Because he has served five months on remand, Archibald could be out of prison in just over a year.

Alan believes his wife has been badly let down by the legal system.

He explained: "It's absolutely ludicrous. The situation in this country is completely on its head. There has been so much effort and time wasted on this criminal and very little attention paid to the victim.

"He's had all this attention meanwhile my wife remains in the nursing home with very few comments about any sympathy towards her or what he did to her or what she's having to live with for the rest of her life.

"I think the sentence he got was pathetic. The maximum you can get for rape is life. The minimum you would normally expect to get is seven to eight years."

Throughout the trial Archibald was portrayed as "a simple man, primitively naive."

Peter Gilchrist, the psychologist who examined Archibald for the defence, said Archibald had an IQ of 52 and the mental age of a nine-year-old. The judge said she had taken Archibald's low intelligence into consideration when passing sentence.

Alan, with the support of the police, refutes these claims.

"I query whether he's as simple as he makes out to be", he said. "I think he was cleverer than a lot of people gave him credit for. Of course, he only uttered one word throughout the whole of the trial and the sentencing and that was in answer to this 'are you John Archibald?' 'Yes'. That's the only word he said.

"The Crown Prosecution tried to tell me that the views of the psychiatrist were uncontroversial I dispute that very strongly. They are controversial. I'm not convinced he is a simple man."

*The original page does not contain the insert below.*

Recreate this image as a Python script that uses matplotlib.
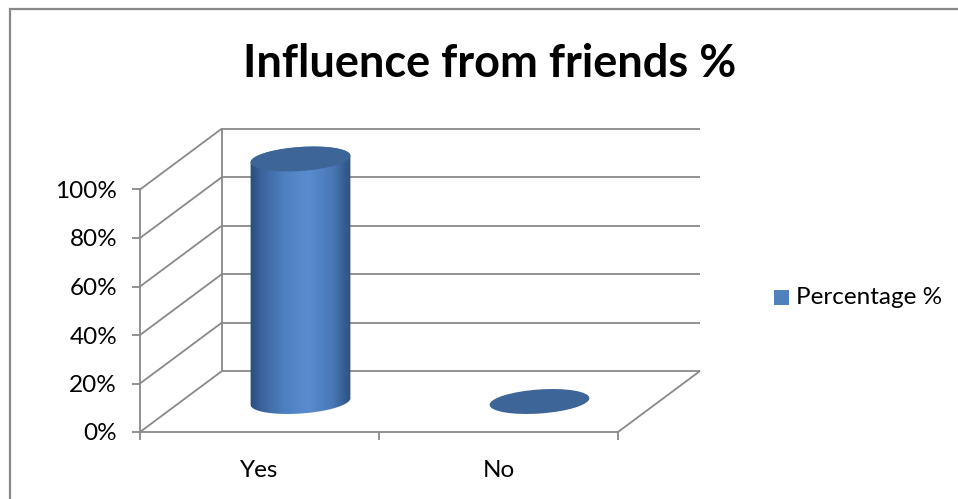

If Archibald had managed to avoid prison, Susan would have revealed her identity and given up the anonymity granted to all victims of sex offences.

Alan, who talked through the option with his wife, explained: "It would have been the rape of English justice had he got away with it.

"We would have done it, yes, if he had not got a prison sentence, because we felt so strongly that that would have been the second stage beyond the phrase 'getting away with murder' and getting away with rape."

Bexley Penhaligon, of Wycombe Rape Crisis, said: "I think it's shameful a man has been given a lower sentence because he is of low intelligence. Such an inadequate sentence serves to deter women from reporting rape. He [Archibald] has committed a serious sexual offence whatever his intelligence or intellect. His sentence should reflect what he has done."

A spokesman for the Crown Prosecution Service said they had not made a decision on whether to appeal against the length of the sentence.

He said: "All options are being considered at the moment. We are reviewing the papers and a decision will be taken in due course."

The names of Alan and Susan have been changed for legal reasons.